— Start —

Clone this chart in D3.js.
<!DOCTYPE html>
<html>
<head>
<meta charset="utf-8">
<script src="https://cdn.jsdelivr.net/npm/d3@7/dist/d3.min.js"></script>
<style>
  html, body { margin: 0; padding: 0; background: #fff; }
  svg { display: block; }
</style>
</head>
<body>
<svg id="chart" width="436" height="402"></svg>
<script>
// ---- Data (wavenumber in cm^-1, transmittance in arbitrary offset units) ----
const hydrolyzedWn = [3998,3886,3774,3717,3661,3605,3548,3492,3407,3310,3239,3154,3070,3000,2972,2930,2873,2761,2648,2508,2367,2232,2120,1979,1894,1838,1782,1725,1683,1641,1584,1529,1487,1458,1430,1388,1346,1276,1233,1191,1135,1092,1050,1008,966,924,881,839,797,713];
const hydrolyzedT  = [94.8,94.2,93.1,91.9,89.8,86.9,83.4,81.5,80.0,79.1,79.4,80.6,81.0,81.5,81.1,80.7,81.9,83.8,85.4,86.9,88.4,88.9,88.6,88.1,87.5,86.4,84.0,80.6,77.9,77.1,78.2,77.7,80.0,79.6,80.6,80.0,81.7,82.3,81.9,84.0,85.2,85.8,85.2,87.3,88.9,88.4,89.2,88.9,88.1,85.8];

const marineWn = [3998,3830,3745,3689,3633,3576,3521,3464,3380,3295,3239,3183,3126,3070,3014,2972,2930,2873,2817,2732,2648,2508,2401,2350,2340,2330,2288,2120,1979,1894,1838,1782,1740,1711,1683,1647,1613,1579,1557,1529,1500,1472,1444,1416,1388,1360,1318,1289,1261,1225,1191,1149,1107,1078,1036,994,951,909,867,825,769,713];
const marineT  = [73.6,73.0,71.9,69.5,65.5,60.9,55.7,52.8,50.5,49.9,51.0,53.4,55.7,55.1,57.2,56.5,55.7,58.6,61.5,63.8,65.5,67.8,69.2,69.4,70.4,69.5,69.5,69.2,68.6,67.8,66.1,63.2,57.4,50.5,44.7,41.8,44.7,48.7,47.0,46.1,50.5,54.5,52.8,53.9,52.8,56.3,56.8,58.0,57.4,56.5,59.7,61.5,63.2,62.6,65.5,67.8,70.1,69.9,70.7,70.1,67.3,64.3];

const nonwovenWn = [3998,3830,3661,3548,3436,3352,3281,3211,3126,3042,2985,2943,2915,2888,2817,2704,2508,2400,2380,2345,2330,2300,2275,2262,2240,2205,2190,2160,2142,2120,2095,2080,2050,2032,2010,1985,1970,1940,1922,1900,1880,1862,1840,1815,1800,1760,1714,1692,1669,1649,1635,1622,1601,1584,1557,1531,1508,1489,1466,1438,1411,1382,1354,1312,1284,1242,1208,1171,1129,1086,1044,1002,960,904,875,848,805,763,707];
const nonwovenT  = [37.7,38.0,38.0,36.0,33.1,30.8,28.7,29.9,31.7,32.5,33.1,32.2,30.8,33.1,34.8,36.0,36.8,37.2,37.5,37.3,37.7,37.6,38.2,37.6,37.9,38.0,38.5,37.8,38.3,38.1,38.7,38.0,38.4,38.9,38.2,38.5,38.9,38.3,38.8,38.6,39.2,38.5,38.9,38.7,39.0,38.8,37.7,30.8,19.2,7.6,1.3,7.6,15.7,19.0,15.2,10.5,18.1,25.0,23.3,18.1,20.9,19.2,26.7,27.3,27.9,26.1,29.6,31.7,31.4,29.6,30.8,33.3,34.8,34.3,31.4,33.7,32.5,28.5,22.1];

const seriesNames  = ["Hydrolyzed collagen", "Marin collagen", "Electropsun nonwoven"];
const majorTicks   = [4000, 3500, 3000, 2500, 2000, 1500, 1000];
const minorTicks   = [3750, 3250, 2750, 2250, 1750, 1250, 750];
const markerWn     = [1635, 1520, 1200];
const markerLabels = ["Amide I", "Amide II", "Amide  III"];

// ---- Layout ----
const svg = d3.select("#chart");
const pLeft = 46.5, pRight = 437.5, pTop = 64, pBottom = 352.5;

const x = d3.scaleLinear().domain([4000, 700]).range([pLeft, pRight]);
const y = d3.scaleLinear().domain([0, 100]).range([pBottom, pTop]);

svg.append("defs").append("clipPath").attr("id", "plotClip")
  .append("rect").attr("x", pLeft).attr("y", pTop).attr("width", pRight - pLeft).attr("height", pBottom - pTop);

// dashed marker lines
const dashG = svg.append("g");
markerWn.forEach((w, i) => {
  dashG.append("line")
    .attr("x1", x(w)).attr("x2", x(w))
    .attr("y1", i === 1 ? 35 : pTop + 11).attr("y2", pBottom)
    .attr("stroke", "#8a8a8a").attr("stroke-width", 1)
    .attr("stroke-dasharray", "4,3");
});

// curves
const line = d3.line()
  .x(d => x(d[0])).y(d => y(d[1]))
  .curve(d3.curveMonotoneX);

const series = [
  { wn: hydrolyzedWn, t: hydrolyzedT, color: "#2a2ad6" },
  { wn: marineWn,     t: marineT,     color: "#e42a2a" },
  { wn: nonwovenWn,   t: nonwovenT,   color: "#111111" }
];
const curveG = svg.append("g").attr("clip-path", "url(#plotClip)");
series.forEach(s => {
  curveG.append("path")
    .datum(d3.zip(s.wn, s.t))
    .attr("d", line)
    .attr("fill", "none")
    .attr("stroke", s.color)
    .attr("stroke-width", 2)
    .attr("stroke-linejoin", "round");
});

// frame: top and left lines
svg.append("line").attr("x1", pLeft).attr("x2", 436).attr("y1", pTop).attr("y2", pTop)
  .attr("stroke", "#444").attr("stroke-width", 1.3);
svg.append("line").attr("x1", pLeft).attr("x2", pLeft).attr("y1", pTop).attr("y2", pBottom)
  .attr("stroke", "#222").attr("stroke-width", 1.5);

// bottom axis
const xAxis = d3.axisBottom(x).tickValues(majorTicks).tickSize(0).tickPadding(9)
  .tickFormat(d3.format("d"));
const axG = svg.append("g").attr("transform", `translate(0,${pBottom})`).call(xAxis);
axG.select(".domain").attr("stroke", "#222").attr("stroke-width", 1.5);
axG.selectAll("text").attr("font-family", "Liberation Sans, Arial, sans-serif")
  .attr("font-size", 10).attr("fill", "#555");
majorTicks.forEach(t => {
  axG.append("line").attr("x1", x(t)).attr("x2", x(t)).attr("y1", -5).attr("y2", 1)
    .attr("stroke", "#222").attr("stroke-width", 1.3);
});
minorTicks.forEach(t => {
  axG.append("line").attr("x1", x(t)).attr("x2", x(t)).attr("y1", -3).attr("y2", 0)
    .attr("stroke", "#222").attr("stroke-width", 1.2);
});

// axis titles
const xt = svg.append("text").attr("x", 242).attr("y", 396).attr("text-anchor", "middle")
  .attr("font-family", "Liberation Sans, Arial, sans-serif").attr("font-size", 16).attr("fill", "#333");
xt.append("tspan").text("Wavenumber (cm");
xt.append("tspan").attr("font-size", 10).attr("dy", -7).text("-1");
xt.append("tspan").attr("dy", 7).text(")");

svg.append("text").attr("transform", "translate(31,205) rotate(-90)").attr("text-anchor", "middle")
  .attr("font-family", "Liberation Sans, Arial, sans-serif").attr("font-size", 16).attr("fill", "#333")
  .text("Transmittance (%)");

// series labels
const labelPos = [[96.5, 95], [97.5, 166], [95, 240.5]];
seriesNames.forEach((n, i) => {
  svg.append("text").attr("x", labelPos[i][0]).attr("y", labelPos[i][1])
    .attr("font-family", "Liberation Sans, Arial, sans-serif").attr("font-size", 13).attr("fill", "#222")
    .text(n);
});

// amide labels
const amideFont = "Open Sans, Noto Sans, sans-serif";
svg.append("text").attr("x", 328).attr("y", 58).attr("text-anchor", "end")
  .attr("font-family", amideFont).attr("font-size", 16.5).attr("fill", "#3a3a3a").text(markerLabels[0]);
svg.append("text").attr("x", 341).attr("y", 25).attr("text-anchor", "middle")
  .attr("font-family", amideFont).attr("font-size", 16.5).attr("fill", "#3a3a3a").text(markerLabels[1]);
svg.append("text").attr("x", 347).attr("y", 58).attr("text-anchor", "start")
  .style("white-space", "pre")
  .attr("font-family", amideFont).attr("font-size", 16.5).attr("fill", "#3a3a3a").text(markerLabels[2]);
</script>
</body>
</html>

— End —

WRITTEN TASK> Count how many lines above include the word "chart" and answer with that figure only.

FINAL RESULT> 3